WARREN, MI – General Motors Co. engineers continue to tweak the driving dynamics of the new-for-’11 Chevrolet Volt extended-range electric vehicle as production of salable units draws nearer, saying the meticulous process may even stretch beyond shipments to dealers.

“We will continue tweaking after the vehicle is launched,” Doug Parks, vehicle line executive-Chevy Volt, tells Ward’s at a stopover Monday during media test drives of the car. “We want to learn from (owners).”

GM will ship the first units to dealers late next month, suggesting production of those cars likely will begin in a matter of weeks.

The decision to perform calibrations to software controlling items such as steering, throttle and braking so late in the game underscores the complexity of the Volt’s propulsion system.

It also demonstrates the difficulty of delivering a radically different product to consumers in a package they’ll find entirely familiar.

The Volt is capable of traveling between 25 and 50 miles (40-80 km) under battery power. After eclipsing that range, a 1.4L internal-combustion engine runs a generator to provide additional electric power and take the car a total of 350 miles (563 km) before the car’s driver must either plug-in for more juice or fill up with gasoline.

But electric motors driving the Volt’s wheels, for example, provide torque delivery unlike a traditional ICE powertrain. The Volt’s 273 lb.-ft. (368 Nm) of torque arrives almost instantly, and engineers must make sure it comes on in a linear fashion. They work in a window of time measured in milliseconds.

Months of software calibration smoothed out introduction of the ICE when entering range-extended mode. Early in the Volt’s development, the transition arrived like a thunderstorm in August. But today, most drives will realize the change only if they are watching gauges on the instrument panel.

Parks says even with as many miles as GM engineers have put on the Volt driving it under all weather conditions, altitudes and terrain, calibration probably won’t be perfect until the auto maker gets feedback from everyday consumers.

Earlier this month GM enlisted 15 people, comprising EV experts and enthusiasts and celebrities, to serve as a customer advisory board to help with validation. The group will test the Volt as part of their daily routines over a 3-month period. In addition to driving dynamics, the group will report back their experiences charging the car.

Vehicles sold without the newest calibrations could receive a “software flash” during a regular service.

Parks says suppliers also continue to ramp up production. That means more “real parts” will arrive at the Volt’s Detroit-Hamtramck, MI, assembly plant, instead of the “hand-made” ones the plant has been receiving. As such, the likelihood of imperfection rises, so the manufacturing team is continuing to learn how to spot a potential problem part.

The team also is continuing to “tune” the Volt’s body panels, as it strives for optimal fit and finish.

Park also reports GM still is working with the Environmental Protection Agency on a label for the Volt.
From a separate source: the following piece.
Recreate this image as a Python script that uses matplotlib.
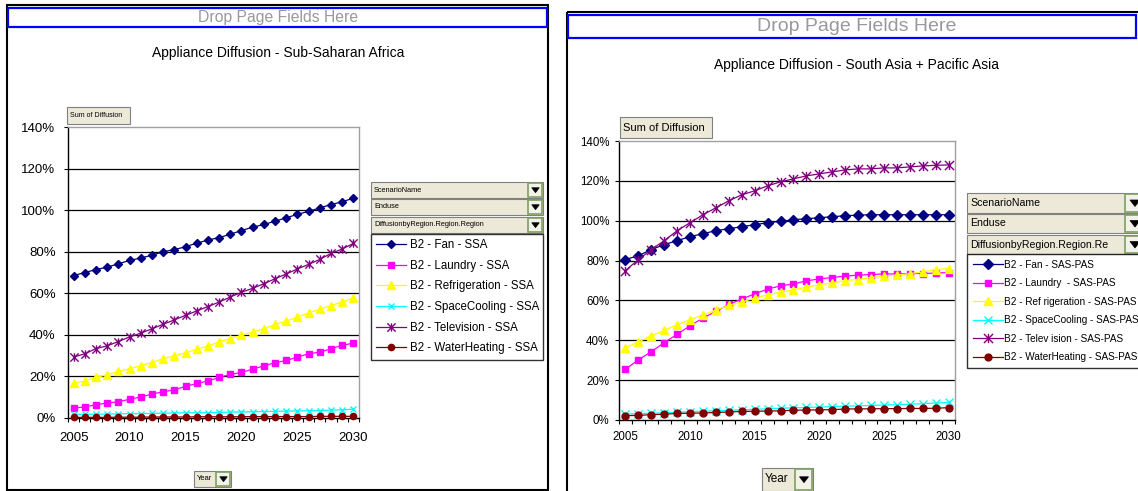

He expects a single number between 25 and 50 miles on the sticker to indicate the Volt’s range under battery power and a number stating combined-cycle miles-per-gallon in the “middle to upper 30s.”

The sticker also could contain a miles-per-gallon equivalent number, and discussions continue over including carbon-dioxide emissions.

Parks expects a final sticker within two to three weeks and says it will reflect the new design of the labels coming for all cars next year.

Crashworthiness is another important element of the vehicle label. Park says even if the Volt does not rate an overall 5-star rating from the National Highway Traffic Safety Admin., he considers it a lock for a 4-star designation.

NHTSA revamped its crash-testing procedures for the ’11 model year and only two of 35 models tested so far have earned a 5-star rating.

Still, Parks admits, five stars on the sticker could help allay any trepidation consumers might have about buying an EV.

Interestingly, one safety modification to the Volt includes a narrow break in the middle of its massive battery pack to help disperse crash energy in a side-impact collision. The battery pack also has a switch accessible to emergency responders to cut power after a crash.

But where the Chevy Cruze platform mate receives 10 airbags, the Volt features eight. Since the EV carries four passengers instead of the Cruze’s five, Park says rear passenger seating moves farther inboard and makes rear-door airbags unnecessary.